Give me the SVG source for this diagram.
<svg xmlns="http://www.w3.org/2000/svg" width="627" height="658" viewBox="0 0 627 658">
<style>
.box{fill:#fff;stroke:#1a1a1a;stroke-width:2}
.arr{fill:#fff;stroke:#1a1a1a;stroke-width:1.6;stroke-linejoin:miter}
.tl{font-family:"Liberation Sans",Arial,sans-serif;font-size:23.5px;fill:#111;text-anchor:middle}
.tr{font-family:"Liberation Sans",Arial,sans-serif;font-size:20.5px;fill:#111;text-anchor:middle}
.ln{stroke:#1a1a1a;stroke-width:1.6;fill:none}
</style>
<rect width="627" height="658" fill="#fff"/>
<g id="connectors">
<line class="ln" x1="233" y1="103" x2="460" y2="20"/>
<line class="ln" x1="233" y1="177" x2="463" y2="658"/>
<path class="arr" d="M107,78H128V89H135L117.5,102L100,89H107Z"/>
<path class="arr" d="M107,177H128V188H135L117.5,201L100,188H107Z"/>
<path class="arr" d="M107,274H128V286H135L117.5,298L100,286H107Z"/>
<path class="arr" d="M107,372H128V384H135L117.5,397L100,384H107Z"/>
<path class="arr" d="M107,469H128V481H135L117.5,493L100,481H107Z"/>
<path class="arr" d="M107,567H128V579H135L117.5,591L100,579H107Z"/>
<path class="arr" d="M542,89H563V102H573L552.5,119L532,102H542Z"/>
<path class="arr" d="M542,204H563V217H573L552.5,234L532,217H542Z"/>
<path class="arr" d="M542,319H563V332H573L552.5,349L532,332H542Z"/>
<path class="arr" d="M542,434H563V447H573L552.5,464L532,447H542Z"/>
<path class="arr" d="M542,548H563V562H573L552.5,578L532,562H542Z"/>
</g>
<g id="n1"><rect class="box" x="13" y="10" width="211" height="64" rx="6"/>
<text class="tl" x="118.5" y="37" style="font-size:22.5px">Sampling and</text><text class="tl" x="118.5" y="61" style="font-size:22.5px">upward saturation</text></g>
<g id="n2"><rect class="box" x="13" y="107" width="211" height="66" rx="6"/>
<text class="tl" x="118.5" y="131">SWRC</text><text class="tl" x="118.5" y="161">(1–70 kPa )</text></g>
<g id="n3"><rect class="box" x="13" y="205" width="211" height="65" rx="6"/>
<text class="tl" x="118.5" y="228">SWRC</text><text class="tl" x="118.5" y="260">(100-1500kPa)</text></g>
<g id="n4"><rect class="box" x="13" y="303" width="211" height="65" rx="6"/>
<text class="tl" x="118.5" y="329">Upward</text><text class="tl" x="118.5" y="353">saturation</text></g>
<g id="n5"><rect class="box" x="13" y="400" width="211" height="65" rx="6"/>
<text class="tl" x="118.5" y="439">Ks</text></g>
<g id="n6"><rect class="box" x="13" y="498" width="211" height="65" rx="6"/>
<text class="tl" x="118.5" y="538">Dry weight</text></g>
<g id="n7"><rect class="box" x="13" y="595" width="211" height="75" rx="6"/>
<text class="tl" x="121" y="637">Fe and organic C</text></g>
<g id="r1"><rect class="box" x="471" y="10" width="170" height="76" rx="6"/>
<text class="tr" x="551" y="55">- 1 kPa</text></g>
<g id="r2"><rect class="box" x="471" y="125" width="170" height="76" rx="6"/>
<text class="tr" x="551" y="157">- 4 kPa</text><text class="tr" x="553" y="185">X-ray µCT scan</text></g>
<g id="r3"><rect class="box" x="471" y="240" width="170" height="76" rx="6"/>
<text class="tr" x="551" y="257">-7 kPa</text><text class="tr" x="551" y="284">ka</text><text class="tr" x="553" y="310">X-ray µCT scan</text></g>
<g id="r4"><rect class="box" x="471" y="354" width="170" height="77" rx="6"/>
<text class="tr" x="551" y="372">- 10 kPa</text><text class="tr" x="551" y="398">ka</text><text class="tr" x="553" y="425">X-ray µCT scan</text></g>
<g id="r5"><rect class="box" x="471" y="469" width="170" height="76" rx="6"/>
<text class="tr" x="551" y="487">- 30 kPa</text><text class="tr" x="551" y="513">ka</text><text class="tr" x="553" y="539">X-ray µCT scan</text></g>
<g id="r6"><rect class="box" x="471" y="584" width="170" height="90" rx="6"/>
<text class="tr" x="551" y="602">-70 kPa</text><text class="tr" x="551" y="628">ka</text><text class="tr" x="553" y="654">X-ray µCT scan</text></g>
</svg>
...
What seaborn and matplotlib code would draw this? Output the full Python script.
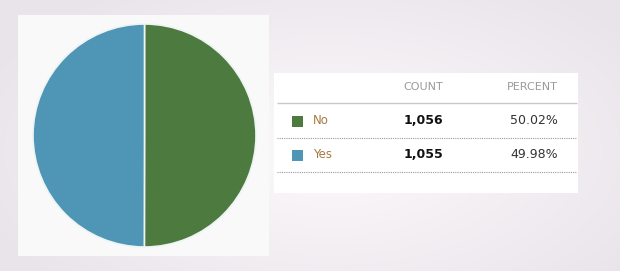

- EXERCISE PROMPT
Return each line in the records that holds the string "this".

- WRITTEN REPLY
Give me the SVG source for this diagram.
What seaborn and matplotlib code would draw this? Output the full Python script.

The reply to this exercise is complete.